Yeah, except they’ve said that it’s not going to be contemporaneous with the theatrical release, which means $30 for something that’s already out on the 2nd-run circuit for $2 per seat. Even with a family of four, there would be enough left over for like five whole ounces of popcorn.

scarr (profile) says:

Foolish game

Is this part of some elaborately idiotic plan to demonstrate that “we tried to offer a legal alternative, but people won’t pay for digital copies, so we need to make it more illegal to copy”?

I mildly see the value for families, but if you’re waiting for video anyway (i.e. not concerned about seeing it when it is first out), why wouldn’t you wait the extra month? If it’s cheaper to *buy* the thing a bit later, I would think most cost-conscious families would go that way. Or Redbox it for $2.

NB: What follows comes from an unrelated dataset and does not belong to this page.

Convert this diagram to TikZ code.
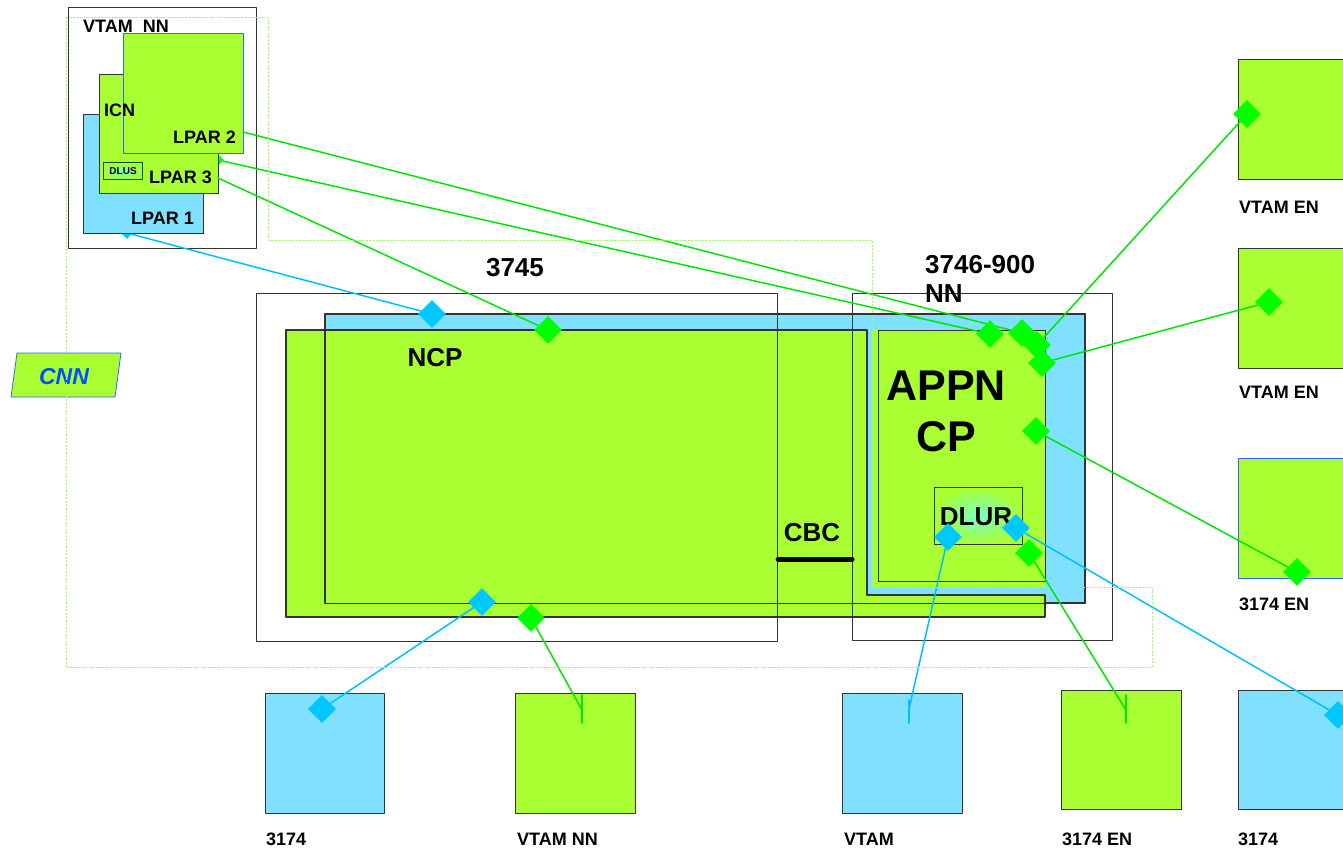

There’s no way anyone could think this would actually work, do they?

And then... says:

In the fall of 2010 those of us who KNEW, rejoiced, for the foul denizens of the land of HOLLYWOOD had blessed us with the NEWS that their greed and hubris was without LIMIT, and surely would be their END, and that soon we would hear no further of entertainments drawn from childish stories of robots throwing buildings at other robots, and thus it was that we settled in with our snack cakes and our microwaveable popcorn and waited…

Geoffrey McCaleb (user link) says:

Limited Market

I personally would pay this price point, but I doubt many others would.

I live in the UK so a movie night for my wife and I would include:
– babysitter (about $25-40)
– parking (about $10)
– tickets ($25)
– Snacks ($20)

For us, $30 would be cool to see a first run film at home. HOWEVER, did anyone notice the quote from the Bloomberg article?

“…for as much as $30 per showing soon after they run in theaters”

In Hollywood-speak, this means they still won’t offer it anywhere close to release day so they can hold onto their opening weekend bonanza. So, if it takes 60-90 days for a first run film to make it to PPV, my bet is Hollywood will screw this up and make this type of service available around 30 days after release.

I’d pay $30 to watch a film at home the day it comes out, 30 days later? I’ll wait for a torrent or Netflix/LoveFilm.